Sul fronte grafico, due dei disegnatori più incisivi sulle tavole di PK sono sicuramente Claudio Sciarrone e Lorenzo Pastrovicchio. Il primo sfoggia uno stile moderno, accattivante, dalle linee veloci ed eleganti che, nel caso di PKNA, rendevano ogni personaggio, papero o cane antropomorfo che fosse, un capolavoro di espressività. Il secondo è dotato di uno stile più “gotico”, elegante e versatile, abile da un lato nell’affascinarci con un cupo Paperinik e con una burtoniana Paperopoli-Gotham, dall’altro di restituire degli ottimi scenari spaziali.

Sono solo quattro esempi della qualità dei cartoonist impegnati su PK, un manipolo di autori brillanti che, ognuno con la propria sensibilità e caratteristiche, ha saputo trarre il meglio da una situazione così stimolante.
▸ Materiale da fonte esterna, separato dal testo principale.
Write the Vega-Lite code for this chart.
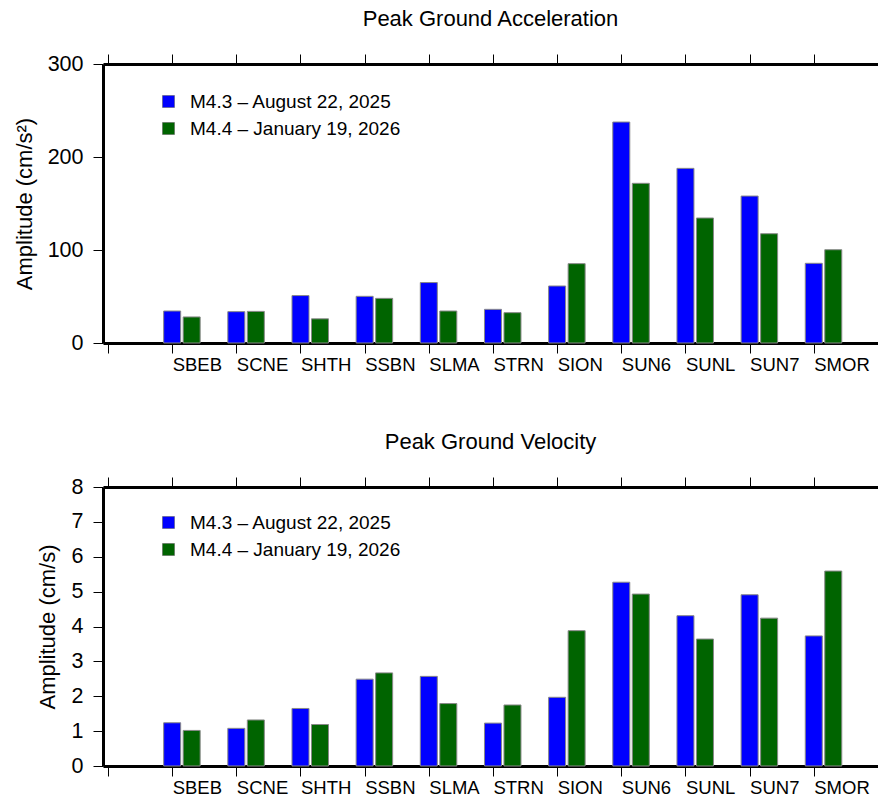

La riedizione della saga completa, oggi, è la testimonianza definitiva del valore storico e artistico di quest’opera, ma è anche la dimostrazione di come queste avventure non siano invecchiate di un giorno e abbiano conservato intatto il loro fascino ed il loro significato: se il rischio più grande delle opere di fantascienza o che fanno particolare sfoggio di elementi tecnologici è quello di risultare terribilmente datate pochi anni dopo, PK aggira facilmente l’ostacolo puntando prima di tutto sulla forza di storie universali e profonde, che utilizzavano la tecnologia come mezzo per parlare di altro, da personaggi umani e sfaccettati a tematiche di grande rilievo. E così facendo quegli autori hanno consegnato questa saga alla storia del fumetto.

Abbiamo parlato di:
PK – Il Mito
AA.VV.
Disney Italia-RCS, 2012
Serie di 36 volumi allegati settimanalmente a “Corriere della Sera” e “Gazzetta dello Sport”
255 pagine per volume, brossurato, colore – 9,90€ cadauno

 

Bibliografia critica (minima) sul personaggio di Paperinik/PK

Luca Boschi, “Chi è Paperinik?” introduzione a Paperinik – I Classici Del Fumetto Di Repubblica n°31, 2003,  Panini Comics
Luca Boschi, “Parodie diabolike” in AAVV, La Diabolika Astorina 50 Anni Con Il Re Del Terrore, 2012, Comicon
Carlo Chendi e Sergio Badino (A cura di), Da Paperinik a PK. Viaggio fra i supereroi Disney, 1999, Tunué

3 Commenti

1 Commento

  1. Umberto Biscotti

    18 Ottobre 2012 a 12:17

    Ottima anche la seconda parte… Evviva PK!

  2. Giorgio

    19 Ottobre 2012 a 18:26

    A dover scegliere due sceneggiatori da ricordare, probabilmente è giusto citare Faraci e Artibani. Tuttavia penso che non si possa rinunciare a una menzione speciale per Alessandro Sisti, che è lo sceneggiatore di PK per eccellenza, e Bruno Enna, che ha scritto alcune fra le storie migliori (se non le migliori).

    • Marco D'Angelo

      22 Ottobre 2012 a 17:26

      Si Giorgio, hai ragione, in questo caso qualsiasi selezione di merito può apparire parziale e lo è. Anche perché Pikappa è stato davvero uno dei pochi prodotti di “factory” realizzato in Italia. Forse nemmeno le serie della Bonelli, comunque curatissime da questo punto di vista, hanno avuto la stessa compattezza e qualità diffusa di scrittura per un numero di albi così alto. E in questo senso, allora, visto che ci siamo, citiamo anche Ezio Sisto, oltre agli altri da te menzionati.